Il s'agit du sixième tome consacré aux aventures de Sláine (accompagné d'Ukko) ; il fait suite à Demon killer. Il comprend une histoire principale "Lord of misrule" initialement parue dans le magazine "2000 AD" dans les progs (numéros) 950 à 956, 958 à 963, et 995 à 998, ainsi qu'une histoire courte (6 pages) intitulée "The bowels of Hell" parue dans le prog 1000, et la reproduction de 7 couvertures consacrées à Sláine. le tome suivant est Treasures of Britain.
Lord of misrule - Cette fois-ci, la rivière de sang a emmené Sláine et Ukko en 1140 après Jésus Christ. L'histoire commence avec le dispositif maintenant régulier d'Ukko couchant par écrit les aventures de Sláine, en étant surveillé par la prêtresse Nest. Après une page de rappel sur les relations entre Niamh et Sláine, Ukko explique que Niamh s'est réincarnée en Marian, une bonne soeur vivant dans un couvent avec sa congrégation. Ce même couvent abrite également quelques moines qui invoquent un dieu noir, grâce à un sacrifice humain, et qui se délectent du récit des massacres perpétrés par Guillaume le conquérant. C'est dans ce contexte que Sláine et Ukko arrivent à cette époque. Dans les bois, ils découvrent un vieillard leur expliquant que les chrétiens ont persécuté les païens (ici, comprendre les celtes) et que Sláine doit trouver l'épée du Dieu du Sang, et découvrir son nom secret ce qui lui donnera un ascendant sur lui. Sláine et Ukko sont accueillis par une bande de rebelles qui voient en Sláine le dénommé Robin Goodfellow (Robin bon compère, ou Puck), l'élu de la déesse, le Seigneur du Désordre (Lord of Misrule).

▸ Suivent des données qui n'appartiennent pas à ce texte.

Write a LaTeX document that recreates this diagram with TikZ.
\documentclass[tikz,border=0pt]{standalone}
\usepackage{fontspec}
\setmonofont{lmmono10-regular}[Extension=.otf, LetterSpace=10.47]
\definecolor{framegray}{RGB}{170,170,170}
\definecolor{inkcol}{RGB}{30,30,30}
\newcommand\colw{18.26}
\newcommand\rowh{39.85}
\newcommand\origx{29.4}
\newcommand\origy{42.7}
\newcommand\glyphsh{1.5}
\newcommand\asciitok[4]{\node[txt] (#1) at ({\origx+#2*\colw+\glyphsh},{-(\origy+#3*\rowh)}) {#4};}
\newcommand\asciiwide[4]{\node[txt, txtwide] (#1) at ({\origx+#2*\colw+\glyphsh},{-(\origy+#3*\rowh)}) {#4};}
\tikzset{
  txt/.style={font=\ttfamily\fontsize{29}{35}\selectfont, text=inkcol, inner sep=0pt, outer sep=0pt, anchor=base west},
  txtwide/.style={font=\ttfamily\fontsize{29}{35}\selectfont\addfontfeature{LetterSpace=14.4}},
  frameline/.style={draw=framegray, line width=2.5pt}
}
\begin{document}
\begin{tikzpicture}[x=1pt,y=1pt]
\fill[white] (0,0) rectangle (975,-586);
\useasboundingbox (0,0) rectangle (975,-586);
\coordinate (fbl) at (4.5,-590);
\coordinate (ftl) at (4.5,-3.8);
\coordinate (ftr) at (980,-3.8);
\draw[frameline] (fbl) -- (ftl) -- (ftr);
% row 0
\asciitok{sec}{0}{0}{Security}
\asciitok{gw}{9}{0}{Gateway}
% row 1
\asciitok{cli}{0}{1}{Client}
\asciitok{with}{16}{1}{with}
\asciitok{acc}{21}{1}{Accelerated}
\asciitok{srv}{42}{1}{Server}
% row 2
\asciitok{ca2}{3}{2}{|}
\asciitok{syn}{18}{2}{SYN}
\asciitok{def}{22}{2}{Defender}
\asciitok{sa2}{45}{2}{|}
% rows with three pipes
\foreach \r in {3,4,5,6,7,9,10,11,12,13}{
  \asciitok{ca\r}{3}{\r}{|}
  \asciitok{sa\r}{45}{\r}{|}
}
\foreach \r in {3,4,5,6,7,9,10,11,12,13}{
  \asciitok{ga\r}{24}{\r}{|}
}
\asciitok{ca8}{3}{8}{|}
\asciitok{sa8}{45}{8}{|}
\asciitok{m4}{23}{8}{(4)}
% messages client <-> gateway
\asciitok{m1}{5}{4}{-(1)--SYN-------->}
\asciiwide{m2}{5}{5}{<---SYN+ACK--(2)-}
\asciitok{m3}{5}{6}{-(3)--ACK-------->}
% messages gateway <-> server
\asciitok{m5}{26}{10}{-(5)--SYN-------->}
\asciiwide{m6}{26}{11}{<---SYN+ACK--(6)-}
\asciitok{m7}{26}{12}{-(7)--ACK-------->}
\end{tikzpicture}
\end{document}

Dans la suite logique du tome précédent,
Pat Mills continue de faire voyager dans le temps ses 2 personnages, toujours en tant qu'incarnation de la culture celte et représentants de la déesse mère. le lecteur retrouve donc le thème de la liberté de la culture celte et de son harmonie avec la nature (c'est-à-dire la faune et la flore, mais aussi la nature humaine), opposée au carcan rigide et borné de la religion chrétienne, tant du point de vue du dogme que de son appareil d'église. Mills se fait un malin plaisir à décrire Niamh respectant une discipline rigide, totalement aliénée par son obédience à un dieu invisible, exigeant et déconnecté des principes de la nature. Comme dans la courte histoire du tome précédent, il traite cet aspect de manière superficielle, restant au niveau du divertissement et de la caricature de la religion chrétienne (tout en évoquant des chasses aux sorcières bien réelles).
Sláine est toujours ce héros viril, musculeux, aimant la vie, les femmes et une bonne bière, ainsi que les combats brutaux et physiques (à la hache de préférence). Ukko est toujours aussi fourbe et cupide, Mills maniant un humour oscillant entre la grosse farce qui tache et la situation caustique et pénétrante. L'intrigue en elle-même se révèle assez linéaire et basique : Sláine doit retrouver l'épée magique et se battre contre le Dieu du Sang, tout en essayant de réveiller la mémoire des vies passées de Marian.
Les 43 premières pages du récit retiennent l'attention du lecteur qui découvre la nouvelle situation en 1140, l'enjeu de l'aventure, et qui suit les premiers contacts entre Sláine et les autochtones. Ces 43 pages sont peintes par
Greg Staples qui se conforme au style établi par
Simon Bisley dans The horned God, sans en avoir la fougue ni la bravacherie, mais avec un sens des couleurs original. Il se concentre plus sur les personnages que sur les décors ou les arrières plans, ces derniers étant souvent empreints d'une forme de simplisme un peu naïf. Il réussit de beaux portraits de Niamh et d'Ukko, et une séquence pleine de tension quand Sláine prouve son adresse en tant qu'archer, dans une variation piquante de l'exploit de Guillaume Tell.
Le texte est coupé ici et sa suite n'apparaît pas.